Religious
- Born: 22 March 1797 Annay la Côte, Yonne, French First Republic
- Died: 13 April 1867 (aged 70) Sainte-Marie, Réunion, Second French Empire
- Venerated in: Roman Catholic Church
- Beatified: 2 May 1989, Réunion, France by Pope John Paul II
- Feast: 13 April
- Patronage: Catechists; Teachers;

= Jean-Bernard Rousseau =

French teacher (1797–1867)

Jean-Bernard Rousseau, FSC (22 March 1797 – 13 April 1867) was a French Catholic member of the De La Salle Brothers. He assumed the religious name Scubilion upon his profession and was dubbed the "Catechist of Slaves" due to his extensive decades-spanning work on Réunion Island.

He was beatified in 1989 during the visit of Pope John Paul II to the island.

==Life==
Jean-Bernard Rousseau was born in Yonne on 22 March 1797 as the eldest of four children to Bernard Rousseau and Regina Pelletier. His parents aided and hid priests during the French Revolution in which anti-religious sentiment was at an all-time high. He was baptized hours after his birth at the home of his grandparents and would receive both his First Communion and Confirmation around the age of ten in 1807.

The parish priest oversaw his education but this stopped with the death of the priest on 19 April 1811. A new pastor oversaw the rest of his education from October 4, 1818, onwards. Rousseau decided to devote his life to serving others and so desired to become part of the Institute of the Brothers of the Christian Schools – or De La Salle Brothers – in an attempt to follow the example of Saint Jean-Baptiste de La Salle. He arrived in Paris on 9 November 1822 and commenced his novitiate with the De La Salle Brothers on 24 December 1822. He assumed the religious name of "Scubilion". On 4 November 1823 he was sent to Alençon and was put in charge of the De La Salle house's kitchen and garden. His triennial vows were made on 15 September 1825. He made his perpetual vows on 27 September 1827 after a period of teaching and of studies. He obtained his teaching degree in 1826.

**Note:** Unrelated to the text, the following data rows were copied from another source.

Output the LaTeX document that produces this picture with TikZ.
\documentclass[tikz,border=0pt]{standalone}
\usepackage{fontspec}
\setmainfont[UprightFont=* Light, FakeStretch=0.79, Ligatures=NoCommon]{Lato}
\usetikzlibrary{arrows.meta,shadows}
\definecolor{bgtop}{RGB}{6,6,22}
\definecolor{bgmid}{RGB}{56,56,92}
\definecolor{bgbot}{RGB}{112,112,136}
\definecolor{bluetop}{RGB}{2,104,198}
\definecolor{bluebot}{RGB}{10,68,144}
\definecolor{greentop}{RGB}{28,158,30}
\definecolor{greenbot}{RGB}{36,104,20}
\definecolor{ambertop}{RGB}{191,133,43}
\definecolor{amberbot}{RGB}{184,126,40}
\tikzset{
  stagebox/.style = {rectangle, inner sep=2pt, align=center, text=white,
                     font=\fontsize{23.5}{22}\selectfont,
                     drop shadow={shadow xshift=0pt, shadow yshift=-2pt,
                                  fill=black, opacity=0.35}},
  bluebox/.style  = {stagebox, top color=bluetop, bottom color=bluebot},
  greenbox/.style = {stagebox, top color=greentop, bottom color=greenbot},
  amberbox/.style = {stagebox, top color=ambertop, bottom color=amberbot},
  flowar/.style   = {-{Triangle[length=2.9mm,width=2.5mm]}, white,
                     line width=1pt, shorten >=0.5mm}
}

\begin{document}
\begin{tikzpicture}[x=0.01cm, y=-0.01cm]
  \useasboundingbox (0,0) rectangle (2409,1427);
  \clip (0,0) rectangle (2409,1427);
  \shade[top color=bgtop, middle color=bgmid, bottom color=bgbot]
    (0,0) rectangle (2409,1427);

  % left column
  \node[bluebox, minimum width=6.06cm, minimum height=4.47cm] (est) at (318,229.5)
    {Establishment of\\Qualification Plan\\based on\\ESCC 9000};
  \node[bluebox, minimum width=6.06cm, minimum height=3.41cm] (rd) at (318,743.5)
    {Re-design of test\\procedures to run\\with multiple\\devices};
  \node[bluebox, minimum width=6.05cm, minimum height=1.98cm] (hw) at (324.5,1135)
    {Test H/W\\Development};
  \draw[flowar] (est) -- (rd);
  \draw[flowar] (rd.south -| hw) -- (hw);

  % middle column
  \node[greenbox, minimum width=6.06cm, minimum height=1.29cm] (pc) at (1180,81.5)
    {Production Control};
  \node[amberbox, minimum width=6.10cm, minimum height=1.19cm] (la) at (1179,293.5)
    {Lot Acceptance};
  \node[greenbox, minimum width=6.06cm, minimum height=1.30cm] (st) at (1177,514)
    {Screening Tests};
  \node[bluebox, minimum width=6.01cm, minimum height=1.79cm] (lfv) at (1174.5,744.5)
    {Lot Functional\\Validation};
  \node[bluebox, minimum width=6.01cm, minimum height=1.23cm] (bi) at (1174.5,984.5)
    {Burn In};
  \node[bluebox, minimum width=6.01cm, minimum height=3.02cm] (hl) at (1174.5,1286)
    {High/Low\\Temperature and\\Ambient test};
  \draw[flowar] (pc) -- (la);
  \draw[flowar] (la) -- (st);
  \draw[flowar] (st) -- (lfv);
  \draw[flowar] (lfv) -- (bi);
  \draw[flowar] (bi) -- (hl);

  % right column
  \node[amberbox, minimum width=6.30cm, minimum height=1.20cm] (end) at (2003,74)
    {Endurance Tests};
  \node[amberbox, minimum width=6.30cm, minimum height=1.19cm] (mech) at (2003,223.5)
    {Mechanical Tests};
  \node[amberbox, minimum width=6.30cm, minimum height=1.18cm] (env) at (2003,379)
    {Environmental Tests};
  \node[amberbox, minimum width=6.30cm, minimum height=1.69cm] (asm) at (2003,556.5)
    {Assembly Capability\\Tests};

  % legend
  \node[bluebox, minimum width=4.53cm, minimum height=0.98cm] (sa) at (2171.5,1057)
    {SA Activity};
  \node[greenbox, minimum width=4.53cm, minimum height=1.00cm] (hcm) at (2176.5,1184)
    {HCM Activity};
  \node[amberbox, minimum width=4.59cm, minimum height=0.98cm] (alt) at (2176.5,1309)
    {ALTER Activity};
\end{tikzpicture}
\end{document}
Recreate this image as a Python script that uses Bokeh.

In April 1833 he accepted an invitation to go to Réunion Island in the Indian Ocean to teach and evangelize. He and two other companions left on 20 April 1833 and arrived in Saint-Denis on 15 July 1833 on the ship "La Commerce". In the period of 1833 to 1843 he began to teach to poor children and at this time became a vocal advocate of slaves. He also fought against the mistreatment and abuse that female slaves suffered. On 17 November 1843 he was sent to Saint-Leu and began teaching there while also preparing slaves for baptism and their First Communion. He arrived in Sainte-Marie on 14 December 1856 to continue his work. Rousseau made a brief visit to Madagascar in 1866 to open a school. He modified all his lessons to suit the natives and also started night classes. He also collaborated in his initiatives with the local priests.

He died on 13 April 1867 after a long illness in Sainte-Marie and his funeral was celebrated on 14 April in which hundreds of people attended to mourn him. He was buried in Sainte-Marie but his remains were transferred in 1939 to the house of the De La Salle Brothers in Saint-Denis.

==Beatification==
The beatification process commenced in Saint-Denis-de-La Réunion in an informative process that spanned from 1902 until 1905 and was tasked with collecting all available documentation and other information on Rousseau's life and his activities as a catechist and educator. The second process was held in Marseille from 1904 and 1905 during the time of the first. The theologians assigned to the cause collated all of his writings and evaluated them in order to ensure that his views were in line with the magisterium of the Roman Catholic faith. The writings were approved in a formal decree issued in 1912. It was not until several decades later that another process was held in 1976.

These processes commenced despite the fact that the Congregation for the Causes of Saints did not issue their formal approval – or "nihil obstat" (nothing against) – to the cause until 30 March 1981 in a move that also accorded Rousseau with the posthumous title of Servant of God. One final process was dispensed due to the fact that there was enough evidence gathered in the previous processes.

Formal conclusion to the processes allowed for the postulation to compile the Positio – consisting of biographical details and attesting to the positives of his cause – and submitted it to C.C.S. officials in Rome for their own personal investigation. Their consulting theologians met and approved the merits of the cause on 21 March 1984 while the C.C.S. followed suit on 5 June 1984. On 9 June 1984 he was proclaimed to be Venerable after Pope John Paul II acknowledged the fact that Rousseau had lived a model Christian life of heroic virtue.

The miracle required for his beatification was under evaluation in the diocese of its origin and was then sent to Roman officials for their investigation. The C.C.S. declared the process to have completed its work and ratified it in 1983. The pope approved it in 1987 and beatified Rousseau on the occasion of his visit to the island of Réunion on 2 May 1989.

The current postulator assigned to the cause is Rodolfo Cosimo Meoli.